▶ [The data]
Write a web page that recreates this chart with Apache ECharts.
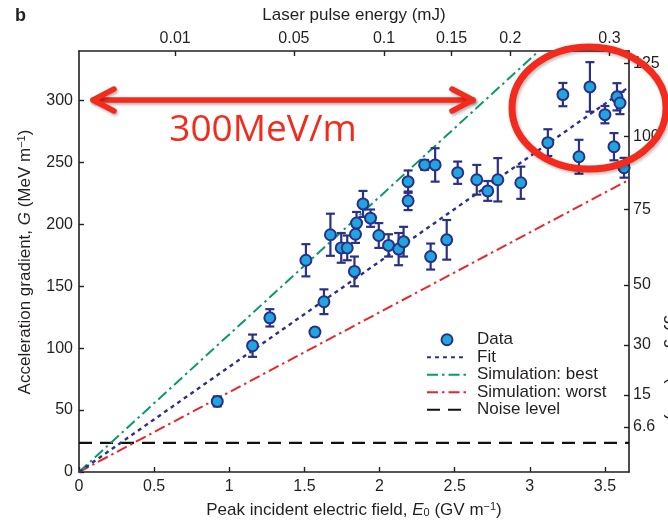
<!DOCTYPE html>
<html>
<head>
<meta charset="utf-8">
<script src="https://cdn.jsdelivr.net/npm/echarts@6/dist/echarts.min.js"></script>
<style>
  html, body { margin: 0; padding: 0; background: #fff; }
  #chart { width: 668px; height: 522px; }
</style>
</head>
<body>
<div id="chart"></div>
<script>
// --- data ---------------------------------------------------------------------
// Peak incident field E0 (GV/m), gradient G (MeV/m) and half-height of the error bar.
const fieldE = [0.92, 1.155, 1.27, 1.51, 1.57, 1.63, 1.673, 1.745, 1.785, 1.833,
  1.84, 1.847, 1.89, 1.94, 1.995, 2.06, 2.127, 2.16, 2.19, 2.19,
  2.30, 2.37, 2.34, 2.447, 2.52, 2.647, 2.72, 2.787, 2.94, 3.12,
  3.22, 3.327, 3.40, 3.50, 3.56, 3.58, 3.60, 3.627];
const gradient = [57, 102, 124.5, 171, 113, 137.5, 191.6, 181, 181, 162,
  192, 201, 216.5, 205, 191, 183, 180, 186, 219, 234.5,
  248, 248, 174, 187.5, 241.7, 236, 227, 236, 233.6, 266,
  304.8, 254.6, 311, 288.6, 262.7, 303, 298, 245.7];
const gradientErr = [4, 9, 7, 13, 3, 10, 17, 12, 10, 12,
  7, 9, 10.5, 7, 10, 9, 13, 12, 7.5, 9,
  4, 13.5, 10.5, 16, 9, 12, 8, 17.5, 13, 10.8,
  9.4, 13.7, 20, 7, 11, 11, 9, 8];

// Straight lines: [E0, G] end points.
const fitLine = [[0, 0], [3.66, 311]];
const bestLine = [[0, 0], [3.06, 340]];
const worstLine = [[0, 0], [3.66, 236]];
const noiseLine = [[0, 23.5], [3.66, 23.5]];

// Top axis: laser pulse energy ticks, placed at their E0 position.
const energyTicks = [0.64, 1.43, 2.03, 2.48, 2.87, 3.53];
const energyLabels = ["0.01", "0.05", "0.1", "0.15", "0.2", "0.3"];
// Right axis: energy gain ticks, placed at their G position.
const gainTicks = [329.8, 270.8, 211.8, 151.2, 102.7, 62.2, 36.4];
const gainLabels = ["125", "100", "75", "50", "30", "15", "6.6"];

const legendNames = ["Data", "Fit", "Simulation: best", "Simulation: worst", "Noise level"];

// --- styling ------------------------------------------------------------------
const INK = "#231f20";
const NAVY = "#2b3088";
const CYAN = "#1fa6df";
const GREEN = "#0a9a6a";
const RED = "#e8272d";
const ANNOT = "#f42a1c";
const FONT = "Liberation Sans, Arial, sans-serif";

const frameLine = { show: true, onZero: false, lineStyle: { color: INK, width: 1.6 } };
const inTick = { show: true, inside: true, length: 5, lineStyle: { color: INK, width: 1.4 } };
const tickText = { color: INK, fontSize: 16, fontFamily: FONT };
const annotShadow = { shadowBlur: 3, shadowOffsetX: 1.5, shadowOffsetY: 2, shadowColor: "rgba(0,0,0,0.3)" };

const chart = echarts.init(document.getElementById("chart"), null, { renderer: "canvas" });

const lineSeries = (name, data, color, type, width) => ({
  name, type: "line", data, symbol: "none", silent: true, animation: false,
  xAxisIndex: 0, yAxisIndex: 0, z: 2,
  lineStyle: { color, type, width },
  itemStyle: { color },
});

chart.setOption({
  animation: false,
  grid: { left: 79, right: 39, top: 51, bottom: 50 },
  xAxis: [
    {
      type: "value", position: "bottom", min: 0, max: 3.66, interval: 0.5,
      axisLine: frameLine, axisTick: inTick, splitLine: { show: false },
      axisLabel: { ...tickText, margin: 7, showMaxLabel: false },
    },
    {
      type: "value", position: "top", min: 0, max: 3.66,
      axisLine: frameLine, splitLine: { show: false },
      axisTick: { ...inTick, customValues: energyTicks },
      axisLabel: {
        ...tickText, margin: 4, customValues: energyTicks,
        formatter: (v) => energyLabels[energyTicks.indexOf(v)] ?? "",
      },
    },
  ],
  yAxis: [
    {
      type: "value", position: "left", min: 0, max: 340, interval: 50,
      axisLine: frameLine, axisTick: inTick, splitLine: { show: false },
      axisLabel: { ...tickText, margin: 6, showMaxLabel: false },
    },
    {
      type: "value", position: "right", min: 0, max: 340,
      axisLine: frameLine, splitLine: { show: false },
      axisTick: { ...inTick, customValues: gainTicks },
      axisLabel: {
        ...tickText, margin: 4, customValues: gainTicks,
        formatter: (v) => gainLabels[gainTicks.indexOf(v)] ?? "",
      },
    },
  ],
  legend: {
    // line entries hide the symbol that ECharts adds to line icons
    data: legendNames.map((name, i) => (i === 0 ? { name } : { name, itemStyle: { opacity: 0 } })),
    orient: "vertical", left: 421, top: 326,
    itemWidth: 40, itemHeight: 11, itemGap: 0, selectedMode: false,
    textStyle: { color: INK, fontSize: 17, fontFamily: FONT, lineHeight: 17.5, padding: [0, 0, 0, 5] },
  },
  series: [
    lineSeries("Noise level", noiseLine, "#111", [13, 8], 2.1),
    lineSeries("Simulation: worst", worstLine, RED, [11, 4, 2.5, 4], 2),
    lineSeries("Simulation: best", bestLine, GREEN, [11, 4, 2.5, 4], 2),
    lineSeries("Fit", fitLine, NAVY, [4, 4], 2.4),
    {
      name: "errors", type: "custom", silent: true, z: 3,
      data: fieldE.map((x, i) => [x, gradient[i] - gradientErr[i], gradient[i] + gradientErr[i]]),
      encode: { x: 0, y: [1, 2] },
      renderItem(params, api) {
        const lo = api.coord([api.value(0), api.value(1)]);
        const hi = api.coord([api.value(0), api.value(2)]);
        const w = 4.5;
        const style = { stroke: NAVY, lineWidth: 2.2, fill: null };
        return {
          type: "group",
          children: [
            { type: "line", shape: { x1: lo[0], y1: lo[1], x2: hi[0], y2: hi[1] }, style },
            { type: "line", shape: { x1: lo[0] - w, y1: lo[1], x2: lo[0] + w, y2: lo[1] }, style },
            { type: "line", shape: { x1: hi[0] - w, y1: hi[1], x2: hi[0] + w, y2: hi[1] }, style },
          ],
        };
      },
    },
    {
      name: "Data", type: "scatter", z: 4, symbol: "circle", symbolSize: 11,
      data: fieldE.map((x, i) => [x, gradient[i]]),
      itemStyle: { color: CYAN, borderColor: NAVY, borderWidth: 2, opacity: 1 },
    },
  ],
  graphic: [
    // panel letter and axis titles
    { type: "text", left: 15, top: 7, style: { text: "b", font: "bold 18px " + FONT, fill: INK } },
    {
      type: "text", x: 354, y: 15,
      style: { text: "Laser pulse energy (mJ)", font: "17px " + FONT, fill: INK, align: "center", verticalAlign: "middle" },
    },
    {
      type: "text", x: 354, y: 510,
      style: {
        text: "Peak incident electric field, {i|E}{sub|0} (GV m{sup|−1})",
        font: "17px " + FONT, fill: INK, align: "center", verticalAlign: "middle",
        rich: {
          i: { fontStyle: "italic", fontSize: 17, fontFamily: FONT, fill: INK },
          sub: { fontSize: 11, fontFamily: FONT, verticalAlign: "bottom", lineHeight: 10, fill: INK },
          sup: { fontSize: 11, fontFamily: FONT, verticalAlign: "top", lineHeight: 10, fill: INK },
        },
      },
    },
    {
      type: "text", x: 25, y: 262, rotation: Math.PI / 2,
      style: {
        text: "Acceleration gradient, {i|G} (MeV m{sup|−1})",
        font: "17px " + FONT, fill: INK, align: "center", verticalAlign: "middle",
        rich: {
          i: { fontStyle: "italic", fontSize: 17, fontFamily: FONT, fill: INK },
          sup: { fontSize: 11, fontFamily: FONT, verticalAlign: "top", lineHeight: 10, fill: INK },
        },
      },
    },
    {
      // right-axis title, mostly cut off by the image edge
      type: "text", x: 673, y: 308, rotation: -Math.PI / 2,
      style: { text: "Maximum energy gain (keV)", font: "18px " + FONT, fill: INK, align: "center", verticalAlign: "middle" },
    },
    // red annotations
    {
      type: "polyline", z: 100,
      shape: { points: [[93, 100], [473, 100]] },
      style: { stroke: ANNOT, lineWidth: 5.5, lineCap: "round", ...annotShadow },
    },
    {
      type: "polyline", z: 100,
      shape: { points: [[114, 89], [93, 100], [114, 111]] },
      style: { stroke: ANNOT, fill: null, lineWidth: 5.5, lineCap: "round", lineJoin: "round", ...annotShadow },
    },
    {
      type: "polyline", z: 100,
      shape: { points: [[452, 89], [473, 100], [452, 111]] },
      style: { stroke: ANNOT, fill: null, lineWidth: 5.5, lineCap: "round", lineJoin: "round", ...annotShadow },
    },
    {
      type: "text", z: 100, x: 263, y: 130,
      style: { text: "300MeV/m", font: "37px 'Open Sans', 'Noto Sans', sans-serif", fill: ANNOT, align: "center", verticalAlign: "middle" },
    },
    {
      type: "ellipse", z: 100,
      shape: { cx: 589, cy: 108, rx: 77, ry: 61 },
      style: { fill: null, stroke: ANNOT, lineWidth: 7, ...annotShadow, shadowColor: "rgba(0,0,0,0.25)" },
    },
  ],
});
</script>
</body>
</html>
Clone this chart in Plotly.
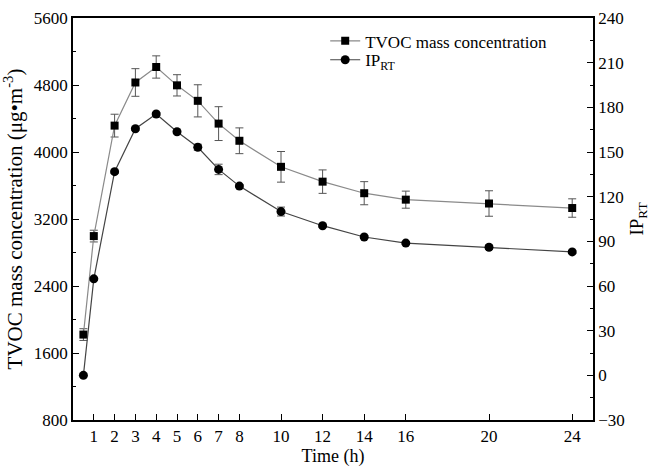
import plotly.graph_objects as go

# ---- data ----
time_h = [0.5, 1, 2, 3, 4, 5, 6, 7, 8, 10, 12, 14, 16, 20, 24]
tvoc = [1820, 2996, 4315, 4830, 5015, 4796, 4611, 4339, 4134, 3823, 3646, 3508, 3431, 3385, 3331]
tvoc_err = [70, 70, 136, 165, 133, 127, 192, 202, 154, 183, 140, 138, 102, 152, 110]
ip_rt = [0, 64.8, 136.8, 165.6, 175.5, 163.6, 153.2, 138.3, 127.1, 110.0, 100.5, 92.9, 88.8, 86.0, 82.9]
ip_err = [1, 1, 1, 1, 1, 1, 2, 3.5, 1, 3, 1, 1, 1, 1.5, 1]
x_ticks = [1, 2, 3, 4, 5, 6, 7, 8, 10, 12, 14, 16, 20, 24]

FONT = "Liberation Serif"

fig = go.Figure()
fig.add_trace(go.Scatter(
    x=time_h, y=tvoc, name="TVOC mass concentration", mode="lines+markers",
    line=dict(color="#8a8a8a", width=1.2),
    marker=dict(symbol="square", size=8, color="black"),
    error_y=dict(type="data", array=tvoc_err, color="#555555", thickness=1, width=4),
    legend="legend",
))
fig.add_trace(go.Scatter(
    x=time_h, y=ip_rt, name="IP<sub>RT</sub>", mode="lines+markers",
    line=dict(color="#444444", width=1.2),
    marker=dict(symbol="circle", size=9, color="black"),
    error_y=dict(type="data", array=ip_err, color="#555555", thickness=1, width=4),
    yaxis="y2", legend="legend2",
))

axis_common = dict(showline=True, linecolor="black", linewidth=1.5, ticks="inside",
                   tickcolor="black", tickwidth=1.2, showgrid=False, zeroline=False,
                   tickfont=dict(family=FONT, size=17, color="black"))

legend_common = dict(xanchor="left", yanchor="middle", bgcolor="rgba(0,0,0,0)",
                     font=dict(family=FONT, size=17), tracegroupgap=0,
                     borderwidth=0)

fig.update_layout(
    width=653, height=472,
    margin=dict(l=73, r=53, t=9, b=49),
    plot_bgcolor="white", paper_bgcolor="white",
    font=dict(family=FONT, color="black"),
    xaxis=dict(range=[0, 25], tickvals=x_ticks, ticklen=6, mirror=True,
               title=dict(text="Time (h)", font=dict(family=FONT, size=18), standoff=4),
               **axis_common),
    yaxis=dict(range=[800, 5600], dtick=800, tick0=800, ticklen=6,
               minor=dict(dtick=400, ticks="inside", ticklen=3, tickcolor="black"),
               title=dict(text="TVOC mass concentration (μg•m<sup>-3</sup>)",
                          font=dict(family=FONT, size=21), standoff=8),
               **axis_common),
    yaxis2=dict(range=[-30, 240], dtick=30, tick0=0, ticklen=6, overlaying="y", side="right",
                minor=dict(dtick=15, ticks="inside", ticklen=3, tickcolor="black"),
                title=dict(text="IP<sub>RT</sub>", font=dict(family=FONT, size=19), standoff=6),
                **axis_common),
    legend=dict(x=0.485, y=0.942, **legend_common),
    legend2=dict(x=0.485, y=0.895, **legend_common),
    showlegend=True,
)

fig.write_html("out.html")
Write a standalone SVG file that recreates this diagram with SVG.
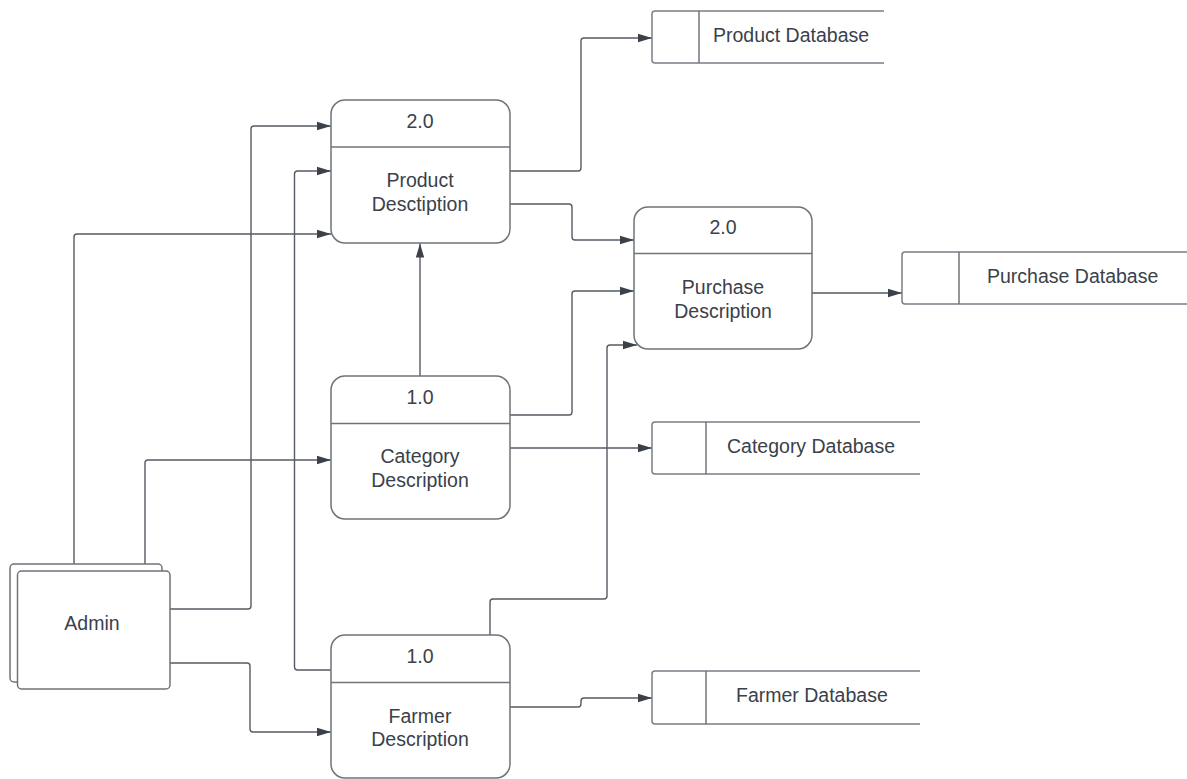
<svg xmlns="http://www.w3.org/2000/svg" width="1187" height="779" viewBox="0 0 1187 779">
<defs>
<style>
.box{fill:#ffffff;stroke:#6f737a;stroke-width:1.5}
.div{stroke:#6f737a;stroke-width:1.5;fill:none}
.db{fill:#ffffff;stroke:#7a7e85;stroke-width:1.5}
.conn{fill:none;stroke:#555b64;stroke-width:1.4}
.t{font-family:"Liberation Sans",Arial,sans-serif;font-size:19.5px;fill:#3a414a}
.c{text-anchor:middle}
</style>
<marker id="arr" viewBox="0 0 14 10" refX="14" refY="5" markerWidth="14" markerHeight="10" markerUnits="userSpaceOnUse" orient="auto">
<path d="M0,0.8 L14,5 L0,9.2 Z" fill="#3a414a"/>
</marker>
</defs>
<rect width="1187" height="779" fill="#ffffff"/>

<g id="connectors">
<path class="conn" d="M170,609 H248 Q251,609 251,606 V129 Q251,126 254,126 H331" marker-end="url(#arr)"/>
<path class="conn" d="M74,564 V237 Q74,234 77,234 H331" marker-end="url(#arr)"/>
<path class="conn" d="M145,564 V463 Q145,460 148,460 H331" marker-end="url(#arr)"/>
<path class="conn" d="M170,663 H247 Q250,663 250,666 V729 Q250,732 253,732 H331" marker-end="url(#arr)"/>
<path class="conn" d="M331,670 H297.5 Q294.5,670 294.5,667 V174 Q294.5,171 297.5,171 H331" marker-end="url(#arr)"/>
<path class="conn" d="M420,376 V243.5" marker-end="url(#arr)"/>
<path class="conn" d="M510,171 H578 Q581,171 581,168 V41 Q581,38 584,38 H652" marker-end="url(#arr)"/>
<path class="conn" d="M510,204 H569 Q572,204 572,207 V237 Q572,240 575,240 H634" marker-end="url(#arr)"/>
<path class="conn" d="M510,415 H569 Q572,415 572,412 V294 Q572,291 575,291 H634" marker-end="url(#arr)"/>
<path class="conn" d="M490,635 V602 Q490,599 493,599 H604 Q607,599 607,596 V348 Q607,345 610,345 H637" marker-end="url(#arr)"/>
<path class="conn" d="M510,448 H652" marker-end="url(#arr)"/>
<path class="conn" d="M812,293 H902" marker-end="url(#arr)"/>
<path class="conn" d="M510,707 H578 Q581,707 581,704 V701 Q581,698 584,698 H652" marker-end="url(#arr)"/>
</g>

<g id="admin">
<rect class="box" x="10" y="564" width="152" height="118" rx="4"/>
<rect class="box" x="17.5" y="571" width="152.5" height="118" rx="4"/>
<text class="t c" x="92" y="630">Admin</text>
</g>

<g id="product-description">
<rect class="box" x="331" y="100" width="179" height="143" rx="14"/>
<line class="div" x1="331" y1="147" x2="510" y2="147"/>
<text class="t c" x="420" y="128">2.0</text>
<text class="t c" x="420" y="187">Product</text>
<text class="t c" x="420" y="211">Desctiption</text>
</g>

<g id="purchase-description">
<rect class="box" x="634" y="207" width="178" height="142" rx="14"/>
<line class="div" x1="634" y1="253.5" x2="812" y2="253.5"/>
<text class="t c" x="723" y="234">2.0</text>
<text class="t c" x="723" y="294">Purchase</text>
<text class="t c" x="723" y="318">Description</text>
</g>

<g id="category-description">
<rect class="box" x="331" y="376" width="179" height="143" rx="14"/>
<line class="div" x1="331" y1="423.5" x2="510" y2="423.5"/>
<text class="t c" x="420" y="404">1.0</text>
<text class="t c" x="420" y="463">Category</text>
<text class="t c" x="420" y="487">Description</text>
</g>

<g id="farmer-description">
<rect class="box" x="331" y="635" width="179" height="143" rx="14"/>
<line class="div" x1="331" y1="682.5" x2="510" y2="682.5"/>
<text class="t c" x="420" y="663">1.0</text>
<text class="t c" x="420" y="723">Farmer</text>
<text class="t c" x="420" y="746">Description</text>
</g>

<g id="product-database">
<path class="db" fill="none" d="M884,11 H655 Q652,11 652,14 V60 Q652,63 655,63 H884"/>
<line class="div" x1="699" y1="11" x2="699" y2="63"/>
<text class="t" x="713" y="42">Product Database</text>
</g>

<g id="purchase-database">
<path class="db" d="M1187,252 H905 Q902,252 902,255 V301 Q902,304 905,304 H1187"/>
<line class="div" x1="959" y1="252" x2="959" y2="304"/>
<text class="t" x="987" y="283">Purchase Database</text>
</g>

<g id="category-database">
<path class="db" d="M920,422 H655 Q652,422 652,425 V471 Q652,474 655,474 H920"/>
<line class="div" x1="706" y1="422" x2="706" y2="474"/>
<text class="t" x="727" y="453">Category Database</text>
</g>

<g id="farmer-database">
<path class="db" d="M920,671 H655 Q652,671 652,674 V721 Q652,724 655,724 H920"/>
<line class="div" x1="706" y1="671" x2="706" y2="724"/>
<text class="t" x="736" y="702">Farmer Database</text>
</g>
</svg>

▶ [Goal of the exercise] Copy and report every line where the word "that" is present.

▶ [Reply]
Write a web page that recreates this chart with Apache ECharts.
    // line entries hide the symbol that ECharts adds to line icons
Write a standalone SVG file that recreates this diagram with SVG.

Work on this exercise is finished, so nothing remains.